His attitude to emotional processing is also very C19. It seems as though he concedes: Well it has to go on so we better let our inner chimp grieve the death of our beloved partner, say. But we humans just let that happen in the next room of our minds. We’re not grieving! We, humans, are weirdly unemotional – except when we’re allowed to be in the future. This is terrible psychotherapy! (That’s not a professional judgement, I concede.)

His picture of conflicts of wishes seems naïve, too. If we have a wish but wish we didn’t have it, then he seems to think that the chimp is ‘in charge’ in so far as we have the ground level wish in the first place though I assume in some further sense we are in charge because we get to say no (or at least wish we didn’t have that wish). It’s not at all clear to me that all countermanding of ground level wishes is an expression of a better self. My inner teenager often stifles my adult good intentions by suggesting that I must have an ulterior motive for a good act. The devil on my shoulder isn’t always merely a chimp-like, Freudian-Id-like desire. It may be a deep insecurity.
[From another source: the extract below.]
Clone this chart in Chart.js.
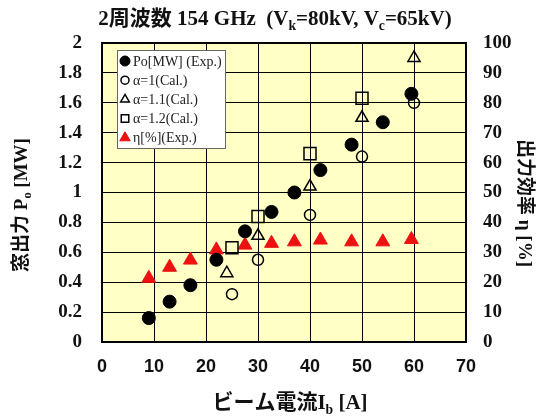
<!DOCTYPE html>
<html>
<head>
<meta charset="utf-8">
<script src="https://cdn.jsdelivr.net/npm/chart.js@4/dist/chart.umd.min.js"></script>
<style>
  html, body { margin: 0; padding: 0; background: #fff; }
  #wrap { width: 545px; height: 416px; position: relative; }
</style>
</head>
<body>
<div id="wrap"><canvas id="c" width="545" height="416"></canvas></div>
<script>
// beam current [A] and output values
const expCurrent = [9, 13, 17, 22, 27.5, 32.6, 37, 42, 48, 54, 59.5];
const expPower = [0.16, 0.27, 0.38, 0.55, 0.74, 0.87, 1.0, 1.15, 1.32, 1.47, 1.66];
const expEff = [21.3, 25, 27.4, 30.8, 32.4, 33, 33.5, 34.1, 33.5, 33.5, 34.3];

const calCurrent1 = [25, 30, 40, 50, 60];
const calPower1 = [0.32, 0.55, 0.85, 1.24, 1.6];
const calCurrent11 = [24, 30, 40, 50, 60];
const calPower11 = [0.46, 0.71, 1.04, 1.5, 1.9];
const calCurrent12 = [25, 30, 40, 50];
const calPower12 = [0.63, 0.84, 1.26, 1.63];

const xTicks = [0, 10, 20, 30, 40, 50, 60, 70];
const leftTicks = [0, 0.2, 0.4, 0.6, 0.8, 1, 1.2, 1.4, 1.6, 1.8, 2];
const rightTicks = [0, 10, 20, 30, 40, 50, 60, 70, 80, 90, 100];

const pts = (xs, ys) => xs.map((x, i) => ({ x, y: ys[i] }));

const SERIF = '"Liberation Serif", "Noto Sans CJK JP", serif';
const SANS = '"Liberation Sans", Arial, sans-serif';

// draw text made of segments, some of them subscripted
function richWidth(ctx, segs, size) {
  let w = 0;
  segs.forEach(s => {
    ctx.font = 'bold ' + (s.sub ? size * 0.65 : size) + 'px ' + SERIF;
    w += ctx.measureText(s.t).width;
  });
  return w;
}
function drawRich(ctx, segs, cx, cy, size) {
  const w = richWidth(ctx, segs, size);
  let x = cx - w / 2;
  ctx.textBaseline = 'middle';
  ctx.textAlign = 'left';
  segs.forEach(s => {
    const fs = s.sub ? size * 0.65 : size;
    ctx.font = 'bold ' + fs + 'px ' + SERIF;
    ctx.fillText(s.t, x, s.sub ? cy + size * 0.3 : cy);
    x += ctx.measureText(s.t).width;
  });
}

const decor = {
  id: 'decor',
  beforeDraw(chart) {
    const { ctx, chartArea: a } = chart;
    ctx.save();
    ctx.fillStyle = '#ffffc6';
    ctx.fillRect(a.left, a.top, a.right - a.left, a.bottom - a.top);
    ctx.restore();
  },
  beforeDatasetsDraw(chart) {
    const { ctx, chartArea: a } = chart;
    ctx.save();
    ctx.strokeStyle = '#000';
    ctx.lineWidth = 2;
    ctx.strokeRect(a.left, a.top, a.right - a.left, a.bottom - a.top);
    ctx.restore();
  },
  afterDraw(chart) {
    const { ctx } = chart;
    ctx.save();
    ctx.fillStyle = '#111';
    drawRich(ctx, [{ t: '2周波数 154 GHz  (V' }, { t: 'k', sub: true }, { t: '=80kV, V' }, { t: 'c', sub: true }, { t: '=65kV)' }], 275, 20, 21);
    drawRich(ctx, [{ t: 'ビーム電流I' }, { t: 'b', sub: true }, { t: ' [A]' }], 290, 404, 21);
    ctx.save();
    ctx.translate(22, 205);
    ctx.rotate(-Math.PI / 2);
    drawRich(ctx, [{ t: '窓出力 P' }, { t: 'o', sub: true }, { t: ' [MW]' }], 0, 0, 19);
    ctx.restore();
    ctx.save();
    ctx.translate(524, 203);
    ctx.rotate(Math.PI / 2);
    drawRich(ctx, [{ t: '出力効率 η [%]' }], 0, 0, 19);
    ctx.restore();

    // legend box inside the plot
    const lx = 117, ly = 50, lw = 108, lh = 98;
    ctx.fillStyle = '#fff';
    ctx.fillRect(lx, ly, lw, lh);
    ctx.strokeStyle = '#666';
    ctx.lineWidth = 1;
    ctx.strokeRect(lx + 0.5, ly + 0.5, lw, lh);
    chart.data.datasets.forEach((ds, i) => {
      const cy = ly + 11 + i * 19.2;
      const st = ds.pointStyle, r = ds.legendRadius, mx = lx + 8;
      ctx.fillStyle = ds.backgroundColor;
      ctx.strokeStyle = ds.borderColor;
      ctx.lineWidth = ds.borderWidth;
      ctx.beginPath();
      if (st === 'circle') ctx.arc(mx, cy, r, 0, Math.PI * 2);
      else if (st === 'rect') ctx.rect(mx - r * 0.75, cy - r * 0.75, r * 1.5, r * 1.5);
      else {
        ctx.moveTo(mx, cy - r);
        ctx.lineTo(mx + r * 0.87, cy + r * 0.5);
        ctx.lineTo(mx - r * 0.87, cy + r * 0.5);
        ctx.closePath();
      }
      if (ds.backgroundColor !== 'rgba(0,0,0,0)') ctx.fill();
      ctx.stroke();
      ctx.fillStyle = '#222';
      ctx.font = '14px ' + SERIF;
      ctx.textAlign = 'left';
      ctx.textBaseline = 'middle';
      ctx.fillText(ds.label, lx + 16, cy + 1);
    });
    ctx.restore();
  }
};

new Chart(document.getElementById('c'), {
  type: 'scatter',
  data: {
    datasets: [
      { label: 'Po[MW] (Exp.)', data: pts(expCurrent, expPower), yAxisID: 'y', pointStyle: 'circle', pointRadius: 6.5, legendRadius: 5, backgroundColor: '#000', borderColor: '#000', borderWidth: 1 },
      { label: 'α=1(Cal.)', data: pts(calCurrent1, calPower1), yAxisID: 'y', pointStyle: 'circle', pointRadius: 5.5, legendRadius: 4, backgroundColor: 'rgba(0,0,0,0)', borderColor: '#000', borderWidth: 1.5 },
      { label: 'α=1.1(Cal.)', data: pts(calCurrent11, calPower11), yAxisID: 'y', pointStyle: 'triangle', pointRadius: 7, legendRadius: 5, backgroundColor: 'rgba(0,0,0,0)', borderColor: '#000', borderWidth: 1.5 },
      { label: 'α=1.2(Cal.)', data: pts(calCurrent12, calPower12), yAxisID: 'y', pointStyle: 'rect', pointRadius: 8.5, legendRadius: 5, backgroundColor: 'rgba(0,0,0,0)', borderColor: '#000', borderWidth: 1.5 },
      { label: 'η[%](Exp.)', data: pts(expCurrent, expEff), yAxisID: 'y2', pointStyle: 'triangle', pointRadius: 8, legendRadius: 6, backgroundColor: '#ee1111', borderColor: '#ee1111', borderWidth: 1 }
    ]
  },
  options: {
    responsive: false,
    animation: false,
    layout: { padding: { top: 43, left: 0, right: 0, bottom: 0 } },
    plugins: { legend: { display: false }, tooltip: { enabled: false } },
    scales: {
      x: {
        type: 'linear', min: 0, max: 70,
        afterBuildTicks: s => { s.ticks = xTicks.map(v => ({ value: v })); },
        afterFit: s => { s.height = 74; },
        grid: { color: '#000', lineWidth: 1, drawTicks: false },
        border: { display: false },
        ticks: { color: '#111', padding: 14, font: { family: SANS, size: 18, weight: 'bold' }, callback: v => String(v) }
      },
      y: {
        position: 'left', min: 0, max: 2,
        afterBuildTicks: s => { s.ticks = leftTicks.map(v => ({ value: v })); },
        afterFit: s => { s.width = 102; },
        grid: { color: '#000', lineWidth: 1, drawTicks: false },
        border: { display: false },
        ticks: { color: '#111', padding: 20, font: { family: SERIF, size: 19, weight: 'bold' }, callback: v => String(Math.round(v * 10) / 10) }
      },
      y2: {
        position: 'right', min: 0, max: 100,
        afterBuildTicks: s => { s.ticks = rightTicks.map(v => ({ value: v })); },
        afterFit: s => { s.width = 79; },
        grid: { display: false, drawTicks: false },
        border: { display: false },
        ticks: { color: '#111', padding: 17, font: { family: SERIF, size: 19, weight: 'bold' }, callback: v => String(v) }
      }
    }
  },
  plugins: [decor]
});
</script>
</body>
</html>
This is a pity because I do think that there can be interesting crossovers between neurology, evolutionary theory and psychology. For example the dopamine theory of alcoholism is really interesting. It also makes some of Peter’s questions seem over simple. He keeps asking what we want. But there may be different species of wanting. Knowing that is helpful, it seems to me. See eg: https://www.bbc.co.uk/news/stories-55221825

Anyway, I’ve had a pleasurable hour looking at it, even if it isn’t for me.